**To be done:** Find the lines holding the word "this" and collect them.

Stored items from a collection:
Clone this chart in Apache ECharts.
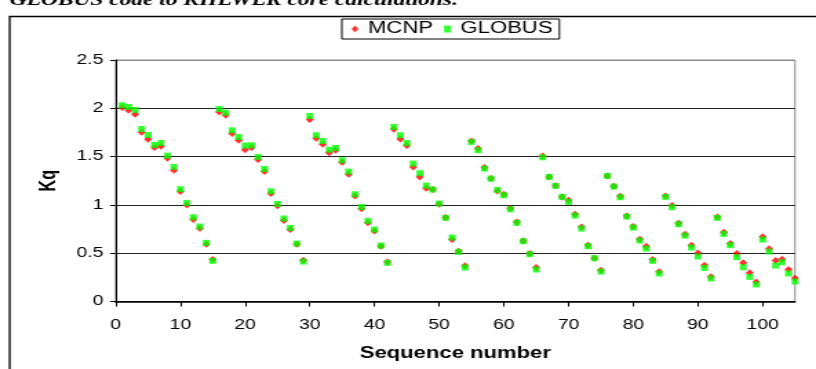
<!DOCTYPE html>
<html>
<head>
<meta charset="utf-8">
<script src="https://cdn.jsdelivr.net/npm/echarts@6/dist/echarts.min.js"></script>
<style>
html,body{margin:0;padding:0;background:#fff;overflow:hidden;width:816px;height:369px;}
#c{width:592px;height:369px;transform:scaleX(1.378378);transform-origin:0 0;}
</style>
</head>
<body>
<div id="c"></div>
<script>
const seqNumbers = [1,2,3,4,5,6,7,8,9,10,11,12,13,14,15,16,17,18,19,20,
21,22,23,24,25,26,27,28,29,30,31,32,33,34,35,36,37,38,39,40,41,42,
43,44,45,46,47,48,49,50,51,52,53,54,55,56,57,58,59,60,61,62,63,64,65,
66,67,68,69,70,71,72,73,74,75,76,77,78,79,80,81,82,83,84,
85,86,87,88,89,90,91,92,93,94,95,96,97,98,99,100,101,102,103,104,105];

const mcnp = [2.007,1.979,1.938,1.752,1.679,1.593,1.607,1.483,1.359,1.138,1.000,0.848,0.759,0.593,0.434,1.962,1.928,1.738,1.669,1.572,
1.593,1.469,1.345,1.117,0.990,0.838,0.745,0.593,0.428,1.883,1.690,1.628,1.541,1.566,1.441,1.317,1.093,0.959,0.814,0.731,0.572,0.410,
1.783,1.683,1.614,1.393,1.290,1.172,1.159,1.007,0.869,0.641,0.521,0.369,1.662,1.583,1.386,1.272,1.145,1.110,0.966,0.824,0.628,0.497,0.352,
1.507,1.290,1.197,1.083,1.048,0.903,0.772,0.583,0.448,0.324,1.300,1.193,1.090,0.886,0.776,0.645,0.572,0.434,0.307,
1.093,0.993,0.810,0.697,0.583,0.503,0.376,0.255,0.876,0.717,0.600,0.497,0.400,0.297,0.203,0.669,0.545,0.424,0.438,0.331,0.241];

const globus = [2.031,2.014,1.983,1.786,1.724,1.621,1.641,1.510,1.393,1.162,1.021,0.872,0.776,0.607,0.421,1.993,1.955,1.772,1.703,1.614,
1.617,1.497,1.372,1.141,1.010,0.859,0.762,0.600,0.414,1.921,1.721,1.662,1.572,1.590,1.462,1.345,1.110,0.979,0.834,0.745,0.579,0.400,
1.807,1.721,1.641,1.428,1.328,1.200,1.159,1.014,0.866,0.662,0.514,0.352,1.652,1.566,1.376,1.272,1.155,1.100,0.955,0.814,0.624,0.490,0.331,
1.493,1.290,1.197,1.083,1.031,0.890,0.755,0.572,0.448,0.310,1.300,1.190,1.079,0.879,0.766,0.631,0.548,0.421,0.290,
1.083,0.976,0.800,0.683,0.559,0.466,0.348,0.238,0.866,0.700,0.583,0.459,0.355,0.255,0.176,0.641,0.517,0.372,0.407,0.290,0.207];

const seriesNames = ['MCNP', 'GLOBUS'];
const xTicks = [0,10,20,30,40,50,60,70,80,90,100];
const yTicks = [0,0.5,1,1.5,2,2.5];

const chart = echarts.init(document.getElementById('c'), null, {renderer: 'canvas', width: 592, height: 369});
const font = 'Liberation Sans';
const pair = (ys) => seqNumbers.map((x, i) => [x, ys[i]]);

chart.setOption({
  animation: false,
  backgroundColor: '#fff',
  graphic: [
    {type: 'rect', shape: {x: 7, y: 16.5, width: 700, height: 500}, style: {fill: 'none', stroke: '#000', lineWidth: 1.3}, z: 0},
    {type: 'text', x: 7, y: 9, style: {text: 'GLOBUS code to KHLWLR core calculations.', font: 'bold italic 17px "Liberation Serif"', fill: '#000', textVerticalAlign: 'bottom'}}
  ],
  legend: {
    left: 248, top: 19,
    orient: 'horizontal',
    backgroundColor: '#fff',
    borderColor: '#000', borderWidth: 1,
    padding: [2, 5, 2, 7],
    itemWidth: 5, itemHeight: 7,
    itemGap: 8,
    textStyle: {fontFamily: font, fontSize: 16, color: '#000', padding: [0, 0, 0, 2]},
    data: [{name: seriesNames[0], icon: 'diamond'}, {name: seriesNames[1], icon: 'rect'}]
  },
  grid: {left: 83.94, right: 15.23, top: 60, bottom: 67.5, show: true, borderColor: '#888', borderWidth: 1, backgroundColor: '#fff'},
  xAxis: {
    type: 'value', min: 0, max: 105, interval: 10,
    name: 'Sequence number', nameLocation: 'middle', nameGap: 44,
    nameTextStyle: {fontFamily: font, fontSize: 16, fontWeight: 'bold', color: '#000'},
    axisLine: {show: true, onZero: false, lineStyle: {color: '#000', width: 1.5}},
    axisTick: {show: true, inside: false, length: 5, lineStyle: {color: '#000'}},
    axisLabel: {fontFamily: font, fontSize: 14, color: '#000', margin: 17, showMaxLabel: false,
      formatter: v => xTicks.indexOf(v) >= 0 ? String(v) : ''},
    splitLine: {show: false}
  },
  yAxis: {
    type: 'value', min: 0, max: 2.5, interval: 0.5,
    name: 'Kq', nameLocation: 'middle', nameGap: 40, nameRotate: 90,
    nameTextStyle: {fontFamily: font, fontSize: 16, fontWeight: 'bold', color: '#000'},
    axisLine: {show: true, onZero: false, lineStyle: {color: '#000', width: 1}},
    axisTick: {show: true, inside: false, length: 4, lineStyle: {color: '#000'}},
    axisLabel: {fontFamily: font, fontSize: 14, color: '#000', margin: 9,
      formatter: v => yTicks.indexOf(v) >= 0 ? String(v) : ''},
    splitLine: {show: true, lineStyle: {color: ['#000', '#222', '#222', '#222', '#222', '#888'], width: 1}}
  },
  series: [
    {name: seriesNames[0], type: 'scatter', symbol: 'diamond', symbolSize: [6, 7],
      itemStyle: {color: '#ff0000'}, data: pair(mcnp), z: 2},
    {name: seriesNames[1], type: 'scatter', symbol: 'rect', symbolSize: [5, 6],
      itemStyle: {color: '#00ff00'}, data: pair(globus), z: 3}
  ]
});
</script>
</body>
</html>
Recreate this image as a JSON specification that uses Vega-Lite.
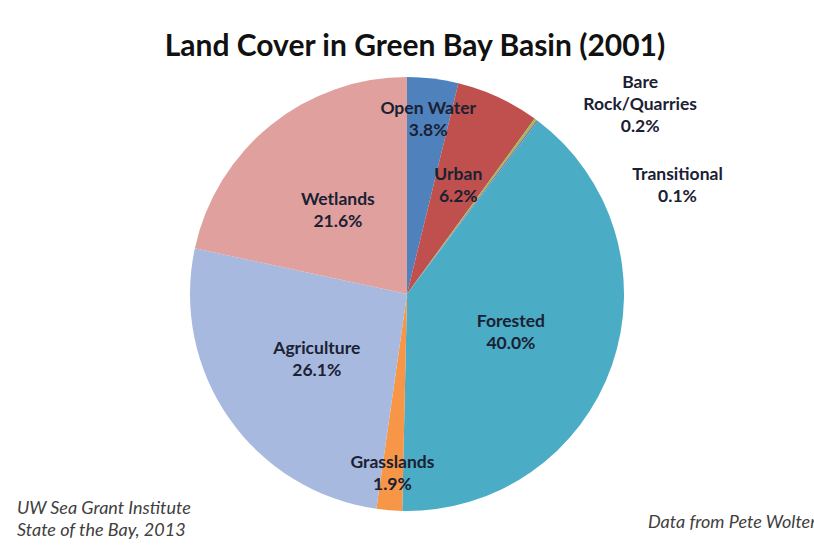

**The answer:**
Clone this chart in Apache ECharts.
Recreate this image as a JSON specification that uses Vega-Lite.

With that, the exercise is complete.